The multinomial law from a dice. Let us consider a dice with ${r}$ faces and let us denote by ${p_1,\ldots,p_r}$ the probabilities of the faces. We throw this dice ${n}$ times and we encode the results into a sequence ${X_1,\ldots,X_n}$ of independent and identically distributed random variables taking values in ${\{e_1,\ldots,e_r\}}$ where ${e_1,\ldots,e_r}$ is the canonical basis of ${\mathbb{R}^r}$, with law ${(p_1,\ldots,p_r)}$ meaning that ${\mathbb{P}(X_k=e_i)=p_i}$ for every ${1\leq i\leq r}$ and every ${1\leq k\leq n}$. The whole result of the ${n}$ throws is summarized by ${S:=X_1+\cdots+X_n}$ which is a random variable taking its values in

$\{(n_1,\ldots,n_r)\in\{0,\ldots,n\}^r:n_1+\cdots+n_r=n\}\subset\mathbb{R}^r.$

The law of ${S}$ is given by counting (microstates of a macrostate: we have to place the ${n_1}$ faces of type ${1}$, ${n_2}$ faces of type ${2}$, etc, among the ${n}$ trials)

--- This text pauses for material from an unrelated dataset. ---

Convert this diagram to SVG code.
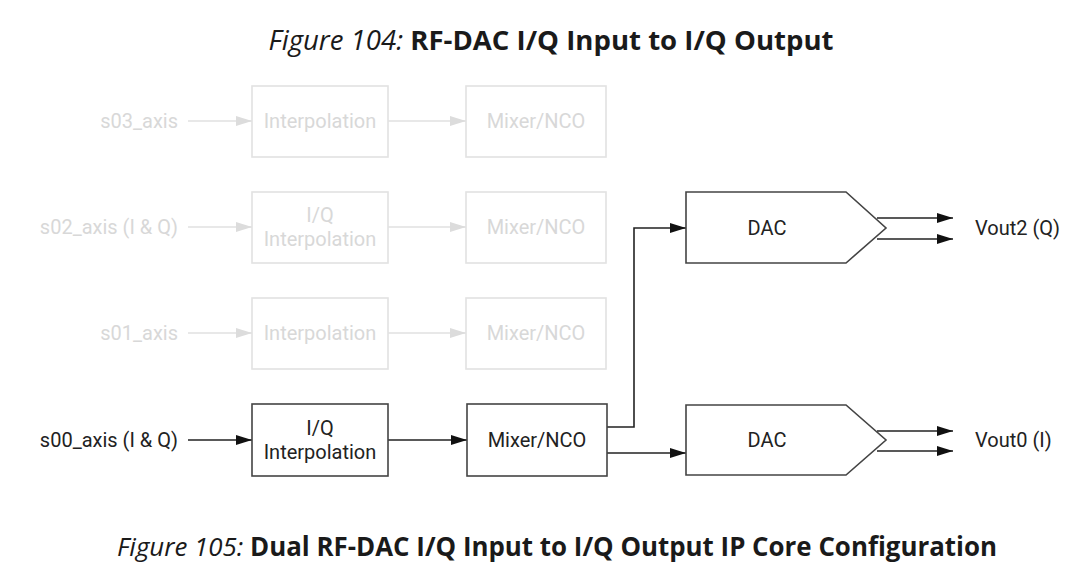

$\begin{array}{rcl} \mathbb{P}(S=(n_1,\ldots,n_r)) &=& \sum_{\substack{(b_1,\ldots,b_n)\in\{1,\ldots,r\}^n\\\forall i,\mathrm{card}\{k:b_k=i\}=n_i}} \mathbb{P}(X_1=b_1,\ldots,X_n=b_n)\\ &=&\sum_{\substack{(b_1,\ldots,b_n)\in\{1,\ldots,r\}^n\\\forall i,\mathrm{card}\{k:b_k=i\}=n_i}} p_1^{n_1}\cdots p_r^{n_r}\\ &=&p_1^{n_1}\cdots p_r^{n_r}\sum_{\substack{(b_1,\ldots,b_n)\in\{1,\ldots,r\}^n\\\forall i,\mathrm{card}\{k:b_k=i\}=n_i}}1\\ &=&p_1^{n_1}\cdots p_r^{n_r}\binom{n}{n_1}\binom{n-n_1}{n_2}\cdots\binom{n-(n_1+\cdots+n_{r-1})}{n_r}\\ &=&p_1^{n_1}\cdots p_r^{n_r}\frac{n!}{n_1!\cdots n_r!}. \end{array}$

This is the multinomial law of size ${n}$ and parameter ${(p_1,\ldots,p_r)}$. In summary:

$\mathrm{Law}(S) =\left(\sum_{i=1}^rp_i\delta_{e_i}\right)^{*n} =\sum_{\substack{(n_1,\ldots,n_r)\in\{0,\ldots,n\}^r\\n_1+\cdots+n_r=n}} \frac{n!}{n_1!\cdots n_r!}p_1^{n_1}\cdots p_r^{n_r}\delta_{(n_1,\ldots,n_r)}.$

This is the multinomial formula in the commutative algebra of Dirac masses equipped with the addition of measures and with the convolution product.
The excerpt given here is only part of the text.